Given data.

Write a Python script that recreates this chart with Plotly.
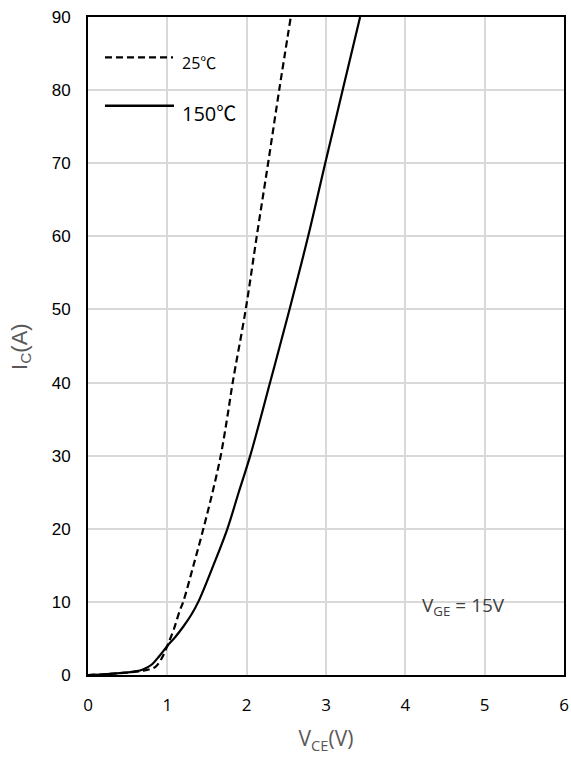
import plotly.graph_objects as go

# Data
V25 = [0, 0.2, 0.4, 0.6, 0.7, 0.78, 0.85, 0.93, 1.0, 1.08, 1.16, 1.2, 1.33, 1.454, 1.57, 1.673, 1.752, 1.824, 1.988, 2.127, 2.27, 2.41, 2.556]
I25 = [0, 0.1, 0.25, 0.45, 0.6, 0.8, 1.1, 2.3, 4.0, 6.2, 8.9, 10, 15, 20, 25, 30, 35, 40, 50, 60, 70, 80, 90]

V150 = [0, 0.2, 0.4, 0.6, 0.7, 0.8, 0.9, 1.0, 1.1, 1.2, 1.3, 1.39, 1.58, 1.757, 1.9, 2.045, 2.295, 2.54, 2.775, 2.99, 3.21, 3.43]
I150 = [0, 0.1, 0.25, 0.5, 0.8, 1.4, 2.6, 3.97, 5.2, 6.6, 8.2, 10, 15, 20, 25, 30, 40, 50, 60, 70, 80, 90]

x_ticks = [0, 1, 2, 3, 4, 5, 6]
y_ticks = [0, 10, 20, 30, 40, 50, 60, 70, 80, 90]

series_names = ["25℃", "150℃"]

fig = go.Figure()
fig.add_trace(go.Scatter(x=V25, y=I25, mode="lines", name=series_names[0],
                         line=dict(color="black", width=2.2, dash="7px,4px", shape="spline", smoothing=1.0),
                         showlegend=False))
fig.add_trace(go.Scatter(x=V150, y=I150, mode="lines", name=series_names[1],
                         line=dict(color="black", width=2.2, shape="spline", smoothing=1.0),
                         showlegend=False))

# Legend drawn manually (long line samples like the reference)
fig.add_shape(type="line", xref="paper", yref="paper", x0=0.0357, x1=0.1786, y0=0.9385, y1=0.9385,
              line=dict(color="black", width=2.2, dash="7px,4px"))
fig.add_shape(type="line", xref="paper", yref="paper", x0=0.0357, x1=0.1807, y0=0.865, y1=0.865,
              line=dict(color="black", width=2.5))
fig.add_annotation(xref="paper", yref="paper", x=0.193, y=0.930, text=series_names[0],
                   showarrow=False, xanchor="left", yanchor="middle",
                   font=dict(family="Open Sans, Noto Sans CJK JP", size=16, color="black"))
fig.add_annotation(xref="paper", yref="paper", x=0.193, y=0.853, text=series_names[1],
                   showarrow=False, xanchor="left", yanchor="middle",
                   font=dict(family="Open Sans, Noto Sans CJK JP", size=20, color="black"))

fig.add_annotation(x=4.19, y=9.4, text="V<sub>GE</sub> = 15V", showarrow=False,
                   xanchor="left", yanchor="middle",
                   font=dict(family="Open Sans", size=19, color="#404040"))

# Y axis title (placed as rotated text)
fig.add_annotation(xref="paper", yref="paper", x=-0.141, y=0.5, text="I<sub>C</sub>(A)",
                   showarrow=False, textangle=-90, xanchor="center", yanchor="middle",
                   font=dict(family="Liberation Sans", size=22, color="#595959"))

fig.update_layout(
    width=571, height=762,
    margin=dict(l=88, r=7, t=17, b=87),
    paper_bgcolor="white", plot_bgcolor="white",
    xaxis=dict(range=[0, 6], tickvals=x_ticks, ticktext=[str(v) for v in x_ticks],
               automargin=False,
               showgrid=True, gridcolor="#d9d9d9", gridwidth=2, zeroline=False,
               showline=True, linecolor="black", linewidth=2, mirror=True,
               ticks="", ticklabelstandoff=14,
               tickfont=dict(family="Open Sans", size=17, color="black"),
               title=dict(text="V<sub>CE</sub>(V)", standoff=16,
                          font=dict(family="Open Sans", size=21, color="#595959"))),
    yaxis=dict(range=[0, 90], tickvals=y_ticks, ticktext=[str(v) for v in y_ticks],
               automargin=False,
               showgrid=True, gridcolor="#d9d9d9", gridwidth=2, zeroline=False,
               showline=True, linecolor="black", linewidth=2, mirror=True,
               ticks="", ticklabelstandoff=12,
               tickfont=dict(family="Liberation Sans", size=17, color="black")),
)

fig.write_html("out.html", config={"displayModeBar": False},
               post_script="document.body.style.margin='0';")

Goal.
Working from the lines above, reproduce the material exactly and exclude its pictures.

Correct result.
Write a Python script that recreates this chart with Plotly.
import plotly.graph_objects as go

# Data
V25 = [0, 0.2, 0.4, 0.6, 0.7, 0.78, 0.85, 0.93, 1.0, 1.08, 1.16, 1.2, 1.33, 1.454, 1.57, 1.673, 1.752, 1.824, 1.988, 2.127, 2.27, 2.41, 2.556]
I25 = [0, 0.1, 0.25, 0.45, 0.6, 0.8, 1.1, 2.3, 4.0, 6.2, 8.9, 10, 15, 20, 25, 30, 35, 40, 50, 60, 70, 80, 90]

V150 = [0, 0.2, 0.4, 0.6, 0.7, 0.8, 0.9, 1.0, 1.1, 1.2, 1.3, 1.39, 1.58, 1.757, 1.9, 2.045, 2.295, 2.54, 2.775, 2.99, 3.21, 3.43]
I150 = [0, 0.1, 0.25, 0.5, 0.8, 1.4, 2.6, 3.97, 5.2, 6.6, 8.2, 10, 15, 20, 25, 30, 40, 50, 60, 70, 80, 90]

x_ticks = [0, 1, 2, 3, 4, 5, 6]
y_ticks = [0, 10, 20, 30, 40, 50, 60, 70, 80, 90]

series_names = ["25℃", "150℃"]

fig = go.Figure()
fig.add_trace(go.Scatter(x=V25, y=I25, mode="lines", name=series_names[0],
                         line=dict(color="black", width=2.2, dash="7px,4px", shape="spline", smoothing=1.0),
                         showlegend=False))
fig.add_trace(go.Scatter(x=V150, y=I150, mode="lines", name=series_names[1],
                         line=dict(color="black", width=2.2, shape="spline", smoothing=1.0),
                         showlegend=False))

# Legend drawn manually (long line samples like the reference)
fig.add_shape(type="line", xref="paper", yref="paper", x0=0.0357, x1=0.1786, y0=0.9385, y1=0.9385,
              line=dict(color="black", width=2.2, dash="7px,4px"))
fig.add_shape(type="line", xref="paper", yref="paper", x0=0.0357, x1=0.1807, y0=0.865, y1=0.865,
              line=dict(color="black", width=2.5))
fig.add_annotation(xref="paper", yref="paper", x=0.193, y=0.930, text=series_names[0],
                   showarrow=False, xanchor="left", yanchor="middle",
                   font=dict(family="Open Sans, Noto Sans CJK JP", size=16, color="black"))
fig.add_annotation(xref="paper", yref="paper", x=0.193, y=0.853, text=series_names[1],
                   showarrow=False, xanchor="left", yanchor="middle",
                   font=dict(family="Open Sans, Noto Sans CJK JP", size=20, color="black"))

fig.add_annotation(x=4.19, y=9.4, text="V<sub>GE</sub> = 15V", showarrow=False,
                   xanchor="left", yanchor="middle",
                   font=dict(family="Open Sans", size=19, color="#404040"))

# Y axis title (placed as rotated text)
fig.add_annotation(xref="paper", yref="paper", x=-0.141, y=0.5, text="I<sub>C</sub>(A)",
                   showarrow=False, textangle=-90, xanchor="center", yanchor="middle",
                   font=dict(family="Liberation Sans", size=22, color="#595959"))

fig.update_layout(
    width=571, height=762,
    margin=dict(l=88, r=7, t=17, b=87),
    paper_bgcolor="white", plot_bgcolor="white",
    xaxis=dict(range=[0, 6], tickvals=x_ticks, ticktext=[str(v) for v in x_ticks],
               automargin=False,
               showgrid=True, gridcolor="#d9d9d9", gridwidth=2, zeroline=False,
               showline=True, linecolor="black", linewidth=2, mirror=True,
               ticks="", ticklabelstandoff=14,
               tickfont=dict(family="Open Sans", size=17, color="black"),
               title=dict(text="V<sub>CE</sub>(V)", standoff=16,
                          font=dict(family="Open Sans", size=21, color="#595959"))),
    yaxis=dict(range=[0, 90], tickvals=y_ticks, ticktext=[str(v) for v in y_ticks],
               automargin=False,
               showgrid=True, gridcolor="#d9d9d9", gridwidth=2, zeroline=False,
               showline=True, linecolor="black", linewidth=2, mirror=True,
               ticks="", ticklabelstandoff=12,
               tickfont=dict(family="Liberation Sans", size=17, color="black")),
)

fig.write_html("out.html", config={"displayModeBar": False},
               post_script="document.body.style.margin='0';")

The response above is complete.